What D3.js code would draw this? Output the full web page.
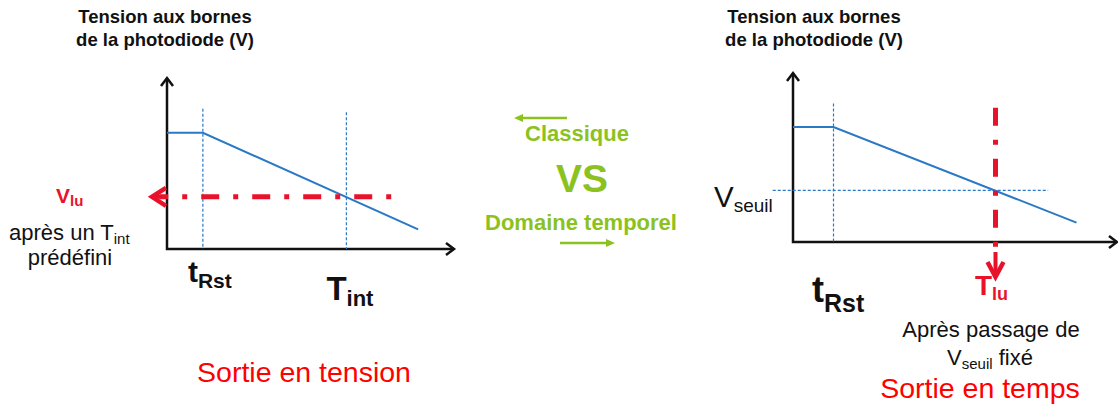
<!DOCTYPE html>
<html>
<head>
<meta charset="utf-8">
<script src="https://cdn.jsdelivr.net/npm/d3@7"></script>
<style>
  body { margin: 0; background: #fff; }
  svg { display: block; font-family: "Liberation Sans", Arial, sans-serif; }
</style>
</head>
<body>
<div id="container"></div>
<script>
// data (time in arbitrary units, voltage in arbitrary units)
const time = [0, 1, 7];
const voltage = [6.8, 6.8, 1.15];
const tRst = 1;          // reset instant
const tRead = 5;         // T_int (left) / T_lu (right)
const vRead = 3.05;      // V_lu (left) / V_seuil (right)
const xMax = 8;
const yMax = 10;

const width = 1118, height = 410;
const blue = "#2a79c6", red = "#e8132b", green = "#8cc21e";

const svg = d3.select("#container").append("svg")
  .attr("width", width)
  .attr("height", height);

// draw one panel, returns its scales
function panel(xr, yr, cx) {
  const x = d3.scaleLinear().domain([0, xMax]).range(xr);
  const y = d3.scaleLinear().domain([0, yMax]).range(yr);
  const g = svg.append("g");

  // title
  const title = g.append("text")
    .attr("text-anchor", "middle")
    .attr("font-weight", "bold")
    .attr("font-size", 18.5)
    .attr("fill", "#111");
  title.append("tspan").attr("x", cx).attr("y", 23).text("Tension aux bornes");
  title.append("tspan").attr("x", cx).attr("y", 46).text("de la photodiode (V)");

  // axes
  g.append("path")
    .attr("d", `M${x(0)},${y(yMax)}V${y(0)}H${x(xMax)}`)
    .attr("fill", "none").attr("stroke", "#111").attr("stroke-width", 2.5);
  g.append("path")
    .attr("d", `M${x(0) - 6},${y(yMax) + 8}L${x(0)},${y(yMax)}L${x(0) + 6},${y(yMax) + 8}`)
    .attr("fill", "none").attr("stroke", "#111").attr("stroke-width", 2.5);
  g.append("path")
    .attr("d", `M${x(xMax) - 8},${y(0) - 6}L${x(xMax)},${y(0)}L${x(xMax) - 8},${y(0) + 6}`)
    .attr("fill", "none").attr("stroke", "#111").attr("stroke-width", 2.5);

  // tRst guide
  g.append("line")
    .attr("x1", x(tRst)).attr("x2", x(tRst))
    .attr("y1", y(8.2)).attr("y2", y(0))
    .attr("stroke", blue).attr("stroke-width", 1.2).attr("stroke-dasharray", "3,2");

  // signal
  const line = d3.line().x(d => x(d[0])).y(d => y(d[1]));
  g.append("path")
    .datum(d3.zip(time, voltage))
    .attr("d", line)
    .attr("fill", "none").attr("stroke", blue).attr("stroke-width", 2);

  return { x, y, g };
}

// ---- left panel: classic, voltage output
const L = panel([167, 454], [249, 78], 165);
L.g.append("line")
  .attr("x1", L.x(tRead)).attr("x2", L.x(tRead))
  .attr("y1", L.y(8.0)).attr("y2", L.y(0))
  .attr("stroke", blue).attr("stroke-width", 1.2).attr("stroke-dasharray", "3,2");
// red dash-dot read line, drawn from right to left so it ends on the arrow
L.g.append("line")
  .attr("x1", L.x(6.25)).attr("x2", L.x(-0.2))
  .attr("y1", L.y(vRead)).attr("y2", L.y(vRead))
  .attr("stroke", red).attr("stroke-width", 5).attr("stroke-dasharray", "5,14,18,14");
L.g.append("line")
  .attr("x1", L.x(-0.4)).attr("x2", L.x(0))
  .attr("y1", L.y(vRead)).attr("y2", L.y(vRead))
  .attr("stroke", red).attr("stroke-width", 4);
L.g.append("path")
  .attr("d", `M${L.x(-0.42) + 14},${L.y(vRead) - 9}L${L.x(-0.42)},${L.y(vRead)}L${L.x(-0.42) + 14},${L.y(vRead) + 9}`)
  .attr("fill", "none").attr("stroke", red).attr("stroke-width", 4.5);

let t = L.g.append("text").attr("x", 56).attr("y", 203).attr("fill", red).attr("font-weight", "bold").attr("font-size", 21);
t.append("tspan").text("V");
t.append("tspan").attr("font-size", 15).attr("dy", 3).text("lu");

t = L.g.append("text").attr("x", 9).attr("y", 240).attr("fill", "#111").attr("font-size", 22);
t.append("tspan").text("après un T");
t.append("tspan").attr("font-size", 15).attr("dy", 4).text("int");
L.g.append("text").attr("x", 70).attr("y", 265).attr("text-anchor", "middle")
  .attr("fill", "#111").attr("font-size", 22).text("prédéfini");

t = L.g.append("text").attr("x", L.x(tRst) - 15).attr("y", 282).attr("fill", "#111").attr("font-weight", "bold").attr("font-size", 30);
t.append("tspan").text("t");
t.append("tspan").attr("font-size", 21).attr("dy", 6).text("Rst");

t = L.g.append("text").attr("x", L.x(tRead) - 20).attr("y", 300).attr("fill", "#111").attr("font-weight", "bold").attr("font-size", 33);
t.append("tspan").text("T");
t.append("tspan").attr("font-size", 22).attr("dy", 6).text("int");

L.g.append("text").attr("x", 304).attr("y", 382).attr("text-anchor", "middle")
  .attr("fill", "#ff0000").attr("font-size", 28.5).text("Sortie en tension");

// ---- right panel: time domain, time output
const R = panel([793, 1117], [242, 73], 814);
R.g.append("line")
  .attr("x1", R.x(-0.5)).attr("x2", R.x(6.3))
  .attr("y1", R.y(vRead)).attr("y2", R.y(vRead))
  .attr("stroke", blue).attr("stroke-width", 1.2).attr("stroke-dasharray", "3,2");
R.g.append("line")
  .attr("x1", R.x(tRead)).attr("x2", R.x(tRead))
  .attr("y1", R.y(7.95)).attr("y2", R.y(-0.3))
  .attr("stroke", red).attr("stroke-width", 5).attr("stroke-dasharray", "18,14,5,14");
R.g.append("path")
  .attr("d", `M${R.x(tRead) - 8},${262}L${R.x(tRead)},${277}L${R.x(tRead) + 8},${262}`)
  .attr("fill", "none").attr("stroke", red).attr("stroke-width", 4.5);
R.g.append("line")
  .attr("x1", R.x(tRead)).attr("x2", R.x(tRead))
  .attr("y1", 252).attr("y2", 274)
  .attr("stroke", red).attr("stroke-width", 4);

t = R.g.append("text").attr("x", 714).attr("y", 207).attr("fill", "#111").attr("font-size", 29.5);
t.append("tspan").text("V");
t.append("tspan").attr("font-size", 19).attr("dy", 5).text("seuil");

t = R.g.append("text").attr("x", 812).attr("y", 302).attr("fill", "#111").attr("font-weight", "bold").attr("font-size", 36);
t.append("tspan").text("t");
t.append("tspan").attr("font-size", 25).attr("dy", 10).text("Rst");

t = R.g.append("text").attr("x", 975).attr("y", 295).attr("fill", red).attr("font-weight", "bold").attr("font-size", 28);
t.append("tspan").text("T");
t.append("tspan").attr("font-size", 18).attr("dy", 5).text("lu");

R.g.append("text").attr("x", 991).attr("y", 337).attr("text-anchor", "middle")
  .attr("fill", "#111").attr("font-size", 22).text("Après passage de");
t = R.g.append("text").attr("x", 990).attr("y", 365).attr("text-anchor", "middle").attr("fill", "#111").attr("font-size", 22);
t.append("tspan").text("V");
t.append("tspan").attr("font-size", 15).attr("dy", 4).text("seuil");
t.append("tspan").attr("dy", -4).text(" fixé");
R.g.append("text").attr("x", 980).attr("y", 398).attr("text-anchor", "middle")
  .attr("fill", "#ff0000").attr("font-size", 28.5).text("Sortie en temps");

// ---- middle: Classique VS Domaine temporel
const M = svg.append("g").attr("fill", green).attr("font-weight", "bold");
M.append("text").attr("x", 577).attr("y", 141).attr("text-anchor", "middle").attr("font-size", 22).text("Classique");
M.append("text").attr("x", 582).attr("y", 192).attr("text-anchor", "middle").attr("font-size", 39).text("VS");
M.append("text").attr("x", 581).attr("y", 230).attr("text-anchor", "middle").attr("font-size", 22).text("Domaine temporel");

M.append("line").attr("x1", 520).attr("x2", 567).attr("y1", 118).attr("y2", 118)
  .attr("stroke", green).attr("stroke-width", 2.5);
M.append("path").attr("d", "M514,118L523,114L523,122Z").attr("stroke", "none");
M.append("line").attr("x1", 560).attr("x2", 609).attr("y1", 243).attr("y2", 243)
  .attr("stroke", green).attr("stroke-width", 2.5);
M.append("path").attr("d", "M615,243L606,239L606,247Z").attr("stroke", "none");
</script>
</body>
</html>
###
YOUR OBJECTIVE ▸
Starting at the top of the listing above, reproduce each line up to and including the one with "const yMax = 10;"; omit the pictures.

SOLUTION ▸
What D3.js code would draw this? Output the full web page.
<!DOCTYPE html>
<html>
<head>
<meta charset="utf-8">
<script src="https://cdn.jsdelivr.net/npm/d3@7"></script>
<style>
  body { margin: 0; background: #fff; }
  svg { display: block; font-family: "Liberation Sans", Arial, sans-serif; }
</style>
</head>
<body>
<div id="container"></div>
<script>
// data (time in arbitrary units, voltage in arbitrary units)
const time = [0, 1, 7];
const voltage = [6.8, 6.8, 1.15];
const tRst = 1;          // reset instant
const tRead = 5;         // T_int (left) / T_lu (right)
const vRead = 3.05;      // V_lu (left) / V_seuil (right)
const xMax = 8;
const yMax = 10;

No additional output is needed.